### [Aim of the exercise]
Report the count of lines holding "this" in the records, with no other words.
========================
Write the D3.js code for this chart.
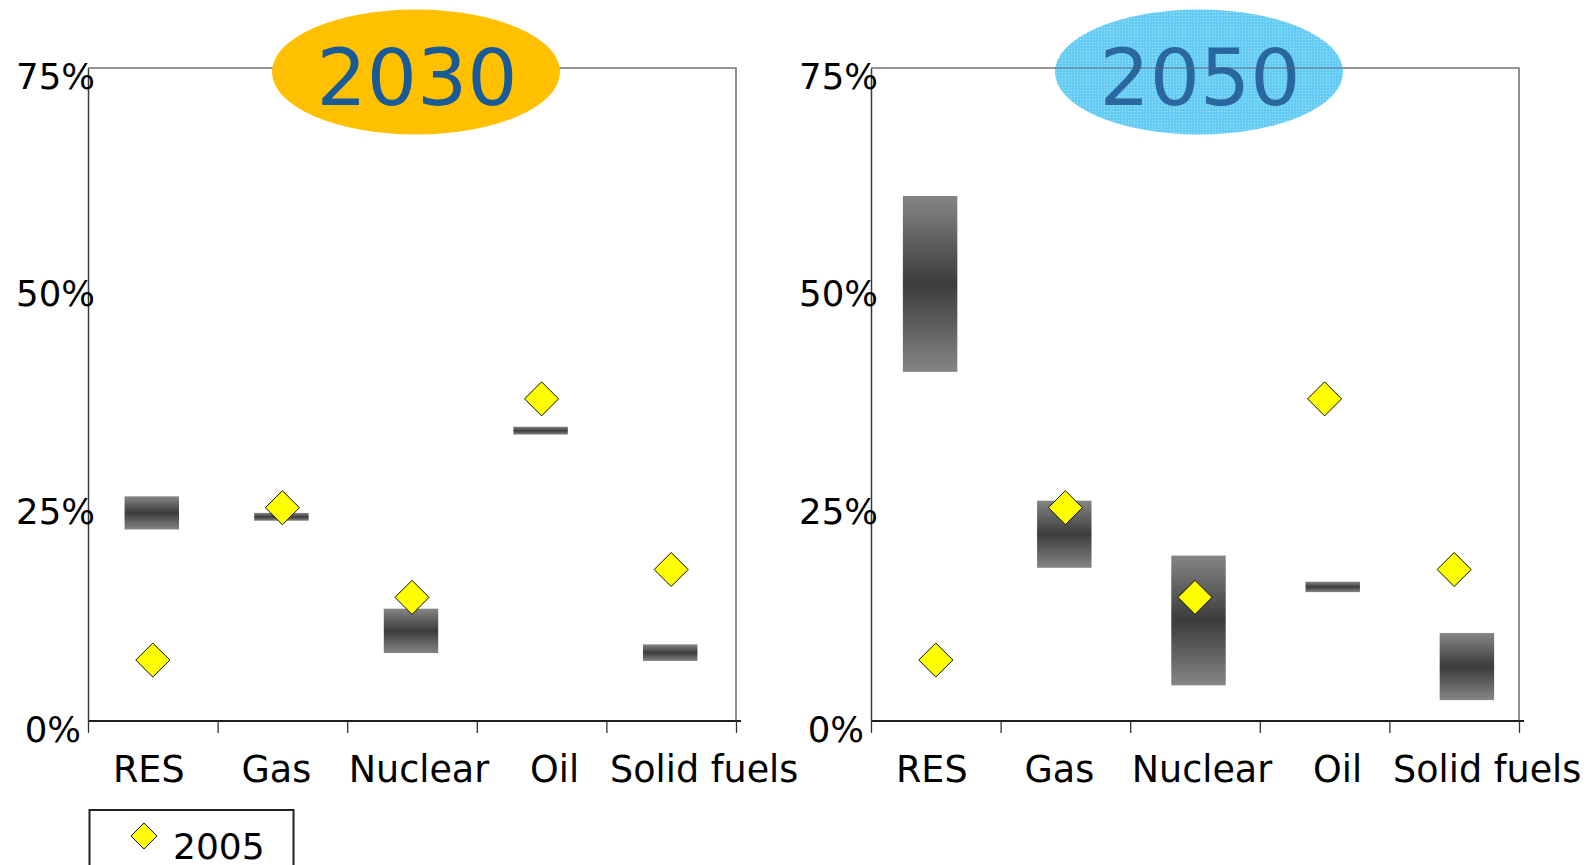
<!DOCTYPE html>
<html>
<head>
<meta charset="utf-8">
<script src="https://cdn.jsdelivr.net/npm/d3@7"></script>
<style>
  html, body { margin: 0; padding: 0; background: #fff; }
  svg { display: block; font-family: "DejaVu Sans", Verdana, sans-serif; }
</style>
</head>
<body>
<svg id="chart" width="1594" height="865"></svg>
<script>
// Energy mix shares (% of gross inland consumption)
const categories = ["RES", "Gas", "Nuclear", "Oil", "Solid fuels"];
const share2005 = [7.0, 24.5, 14.2, 37.0, 17.4];
const low2030  = [22.0, 23.0, 7.8, 32.9, 6.9];
const high2030 = [25.8, 23.9, 12.9, 33.8, 8.8];
const low2050  = [40.1, 17.6, 4.1, 14.8, 2.4];
const high2050 = [60.3, 25.3, 19.0, 16.0, 10.1];
const yTicks = [0, 25, 50, 75];
const panelYears = ["2030", "2050"];
const legendLabel = "2005";

const svg = d3.select("#chart");
const defs = svg.append("defs");

// shaded range bars: light at both ends, dark in the middle
const grad = defs.append("linearGradient")
  .attr("id", "rangeShade").attr("x1", 0).attr("y1", 0).attr("x2", 0).attr("y2", 1);
grad.append("stop").attr("offset", "0%").attr("stop-color", "#858585");
grad.append("stop").attr("offset", "50%").attr("stop-color", "#3c3c3c");
grad.append("stop").attr("offset", "100%").attr("stop-color", "#858585");

// fine dotted texture for the light blue badge
const pat = defs.append("pattern")
  .attr("id", "dots").attr("width", 3).attr("height", 3)
  .attr("patternUnits", "userSpaceOnUse");
pat.append("rect").attr("width", 3).attr("height", 3).attr("fill", "#58c8f2");
pat.append("rect").attr("width", 1).attr("height", 1).attr("fill", "#a2e0f8");

const plotTop = 68, plotBottom = 721;
const y = d3.scaleLinear().domain([0, 75]).range([plotBottom, plotTop]);

// the range bars of the 2050 panel sit on a slightly wider spread than its slots
const panels = [
  { year: panelYears[0], x0: 88,  x1: 736,  barSpan: [87, 735],
    low: low2030, high: high2030, badge: "#ffc000", pattern: false },
  { year: panelYears[1], x0: 871, x1: 1519, barSpan: [863, 1534],
    low: low2050, high: high2050, badge: "url(#dots)", pattern: true }
];

// horizontal nudges for the category labels (long labels overflow their slot)
const labelNudge = [-4, -6, 7, 13, 33];

const diamond = d3.symbol().type(d3.symbolSquare);

panels.forEach(p => {
  const g = svg.append("g");
  const x = d3.scaleBand().domain(categories).range([p.x0, p.x1]).padding(0);
  const xBar = d3.scaleBand().domain(categories).range(p.barSpan).padding(0);
  const edges = d3.scaleLinear().domain([0, categories.length]).range([p.x0, p.x1]);
  const barW = x.bandwidth() * 0.42;

  // frame: top and right borders
  g.append("path")
    .attr("d", `M${p.x0},${plotTop}H${p.x1}V${plotBottom}`)
    .attr("fill", "none").attr("stroke", "#737373").attr("stroke-width", 1.6);

  // category axis with tick marks at the slot boundaries
  const xAxis = d3.axisBottom(edges).tickValues(d3.range(0, categories.length + 1))
    .tickSize(12).tickFormat("");
  const xg = g.append("g").attr("transform", `translate(0,${plotBottom})`).call(xAxis);
  xg.select(".domain").attr("d", `M${p.x0},0H${p.x1 + 5}`)
    .attr("stroke", "#1e1e1e").attr("stroke-width", 2.2);
  xg.selectAll(".tick line").attr("stroke", "#333").attr("stroke-width", 1.3);

  // value axis
  const yAxis = d3.axisLeft(y).tickValues(yTicks).tickSize(0)
    .tickFormat(d => d + "%");
  const yg = g.append("g").attr("transform", `translate(${p.x0},0)`).call(yAxis);
  yg.select(".domain").attr("stroke", "#3a3a3a").attr("stroke-width", 1.5);
  yg.selectAll(".tick text")
    .attr("font-size", 35.5).attr("fill", "#000")
    .attr("font-family", "DejaVu Sans, Verdana, sans-serif")
    .attr("text-anchor", "end")
    .attr("x", d => d === 0 ? -7 : 7)
    .attr("dy", 20);

  // category labels
  g.selectAll("text.cat").data(categories).join("text")
    .attr("class", "cat")
    .attr("x", (d, i) => x(d) + x.bandwidth() / 2 + labelNudge[i])
    .attr("y", 782)
    .attr("text-anchor", "middle")
    .attr("font-size", 36.5)
    .attr("fill", "#000")
    .text(d => d);

  // projected ranges
  g.selectAll("rect.range").data(categories).join("rect")
    .attr("class", "range")
    .attr("x", d => xBar(d) + (xBar.bandwidth() - barW) / 2)
    .attr("width", barW)
    .attr("y", (d, i) => y(p.high[i]))
    .attr("height", (d, i) => y(p.low[i]) - y(p.high[i]))
    .attr("fill", "url(#rangeShade)");

  // 2005 shares
  g.selectAll("path.mark").data(categories).join("path")
    .attr("class", "mark")
    .attr("d", diamond.size(580)())
    .attr("transform", (d, i) =>
      `translate(${x(d) + x.bandwidth() / 2},${y(share2005[i])}) rotate(45)`)
    .attr("fill", "#ffff00").attr("stroke", "#000").attr("stroke-width", 0.9);

  // year badge
  const cx = (p.x0 + p.x1) / 2 + 4;
  const badge = g.append("g").attr("opacity", p.pattern ? 0.92 : 1);
  badge.append("ellipse")
    .attr("cx", cx).attr("cy", 72).attr("rx", 144).attr("ry", 62.5)
    .attr("fill", p.badge);
  badge.append("text")
    .attr("x", cx + 1).attr("y", 105)
    .attr("text-anchor", "middle")
    .attr("font-size", 79)
    .attr("fill", "#195a98")
    .text(p.year);
  if (p.pattern) {
    // border line shows through the translucent badge
    g.append("line")
      .attr("x1", cx - 144).attr("x2", cx + 144)
      .attr("y1", plotTop).attr("y2", plotTop)
      .attr("stroke", "#5d6e78").attr("stroke-width", 1.4).attr("opacity", 0.6);
  }
});

// legend (its box runs past the lower edge)
const lg = svg.append("g");
lg.append("path")
  .attr("d", "M89.5,865V810H293.5V865")
  .attr("fill", "#fff").attr("stroke", "#222").attr("stroke-width", 2);
lg.append("path")
  .attr("d", diamond.size(340)())
  .attr("transform", "translate(144,836) rotate(45)")
  .attr("fill", "#ffff00").attr("stroke", "#000").attr("stroke-width", 0.9);
lg.append("text")
  .attr("x", 173).attr("y", 859)
  .attr("font-size", 36).attr("fill", "#000")
  .text(legendLabel);
</script>
</body>
</html>
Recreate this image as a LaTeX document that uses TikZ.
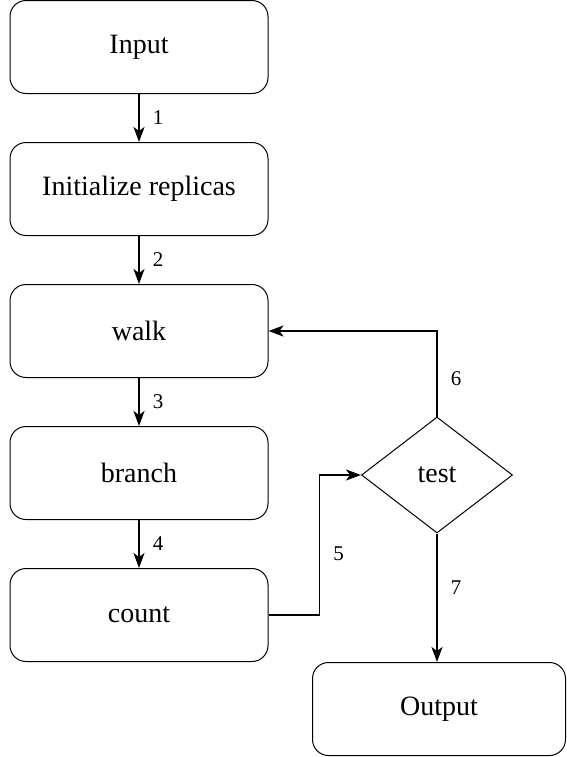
\documentclass[tikz,border=0pt]{standalone}
\usepackage{fontspec}
\setmainfont{Liberation Serif}
\usepackage{tikz}
\usetikzlibrary{arrows.meta}
\usetikzlibrary{positioning}
\usetikzlibrary{shapes.geometric}
\tikzstyle{every node}+=[inner sep=0pt]
\tikzstyle{block} = [rectangle, draw, line width=0.5pt, font=\fontsize{14}{16}\selectfont, text centered, rounded corners=8pt, minimum height=46.5pt, minimum width=129pt]
\tikzstyle{decision} = [diamond, draw, line width=0.5pt, font=\fontsize{14}{16}\selectfont, minimum width=75.5pt, minimum height=58pt]
\tikzstyle{line} = [draw, line width=0.9pt, -{Stealth[length=7.5pt, width=5.5pt, inset=2pt]}]
\tikzstyle{value} = [font=\fontsize{10.5}{12}\selectfont, inner sep=6.5pt]

\begin{document}
\begin{tikzpicture}[node distance = 71pt, auto]
            \useasboundingbox (0,0) rectangle (283.5pt,-378.5pt);
            % Place nodes
            \node [block] (in) at (69.5pt,-23.5pt) {Input};
            \node [block, below of=in] (init) {Initialize replicas};
            \node [block, below of=init] (walk) {walk};
            \node [block, below of=walk] (branch) {branch};
            \node [block, below of=branch] (count) {count};
            \node [decision, right of=branch, node distance=149pt, yshift=-1pt] (test) {test};
            \node [block, below of=test, node distance=117pt, xshift=1pt, minimum width=126.5pt] (out) {Output};
            % Draw edges
            \path [line] (in) -- node [value] {1} (init);
            \path [line] (init) -- node [value] {2} (walk);
            \path [line] (walk) -- node [value] {3} (branch);
            \path [line] (branch) -- node [value] {4} (count);
            \path [line] (count.east) -- ++(25.5pt,0) |- node [value, right, pos=0.22] {5} (test.west);
            \path [line] (test.north) |- node [value, right, pos=0.22] {6} (walk.east);
            \path [line] (test.south) -- node [value, right, pos=0.42] {7} (test.south |- out.north);
\end{tikzpicture}
\end{document}
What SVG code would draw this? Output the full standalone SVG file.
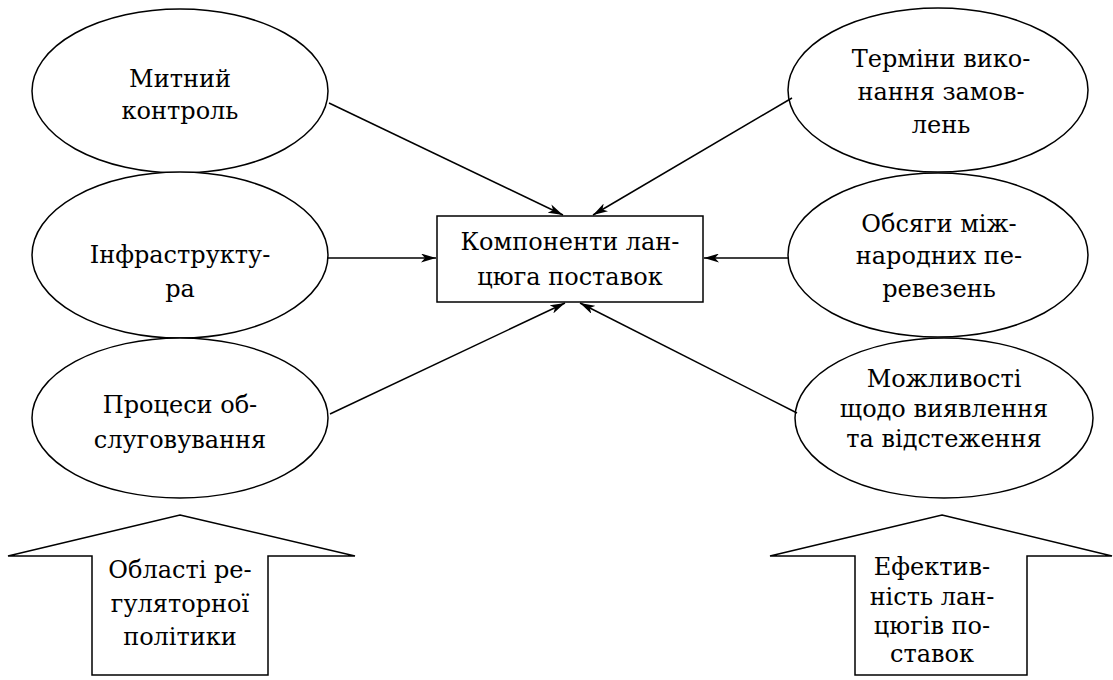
<svg xmlns="http://www.w3.org/2000/svg" width="1113" height="680" viewBox="0 0 1113 680">
<style>
.sh{fill:#fff;stroke:#000;stroke-width:1.5}
.t{font-family:'DejaVu Serif','Liberation Serif',serif;font-size:24px;fill:#000;text-anchor:middle}
.c{stroke:#000;stroke-width:1.5;fill:none;marker-end:url(#ah)}
</style>
<defs>
<marker id="ah" viewBox="0 0 15 9" refX="15" refY="4.5" markerWidth="15" markerHeight="9" markerUnits="userSpaceOnUse" orient="auto">
<path d="M0,0 L15,4.5 L0,9 L4,4.5 Z" fill="#000"/>
</marker>
</defs>
<rect width="1113" height="680" fill="#fff"/>
<g id="n-mytnyi">
<ellipse class="sh" cx="180" cy="91" rx="148" ry="82"/>
<text class="t" x="180" y="87">Митний</text>
<text class="t" x="180" y="119">контроль</text>
</g>
<g id="n-infra">
<ellipse class="sh" cx="180" cy="255" rx="148" ry="83"/>
<text class="t" x="180" y="263">Інфраструкту-</text>
<text class="t" x="180" y="297">ра</text>
</g>
<g id="n-protsesy">
<ellipse class="sh" cx="180" cy="418" rx="148" ry="80"/>
<text class="t" x="180" y="413">Процеси об-</text>
<text class="t" x="180" y="448">слуговування</text>
</g>
<g id="n-terminy">
<ellipse class="sh" cx="938" cy="90" rx="150" ry="82"/>
<text class="t" x="941" y="67">Терміни вико-</text>
<text class="t" x="941" y="100">нання замов-</text>
<text class="t" x="941" y="133">лень</text>
</g>
<g id="n-obsyagy">
<ellipse class="sh" cx="938" cy="255" rx="150" ry="82"/>
<text class="t" x="939" y="232">Обсяги між-</text>
<text class="t" x="939" y="264">народних пе-</text>
<text class="t" x="939" y="297">ревезень</text>
</g>
<g id="n-mozhlyvosti">
<ellipse class="sh" cx="944" cy="418" rx="149" ry="80"/>
<text class="t" x="944" y="387">Можливості</text>
<text class="t" x="944" y="417">щодо виявлення</text>
<text class="t" x="944" y="447">та відстеження</text>
</g>
<g id="n-center">
<rect class="sh" x="437" y="216" width="266" height="86"/>
<text class="t" x="570" y="250">Компоненти лан-</text>
<text class="t" x="570" y="285">цюга поставок</text>
</g>
<g id="n-oblasti">
<polygon class="sh" points="180,515 355,556 268,556 268,675 92,675 92,556 8,556"/>
<text class="t" x="180" y="578">Області ре-</text>
<text class="t" x="180" y="612">гуляторної</text>
<text class="t" x="180" y="645">політики</text>
</g>
<g id="n-efektyvnist">
<polygon class="sh" points="942,515 1112,556 1027,556 1027,675 855,675 855,556 770,556"/>
<text class="t" x="932" y="575">Ефектив-</text>
<text class="t" x="932" y="605">ність лан-</text>
<text class="t" x="932" y="634">цюгів по-</text>
<text class="t" x="932" y="662">ставок</text>
</g>
<g id="connectors">
<line class="c" x1="329" y1="103" x2="563" y2="215"/>
<line class="c" x1="328" y1="258" x2="436" y2="258"/>
<line class="c" x1="330" y1="414" x2="565" y2="303"/>
<line class="c" x1="792" y1="98" x2="593" y2="215"/>
<line class="c" x1="788" y1="258" x2="704" y2="258"/>
<line class="c" x1="797" y1="413" x2="580" y2="303"/>
</g>
</svg>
========================
### [Answer below]
3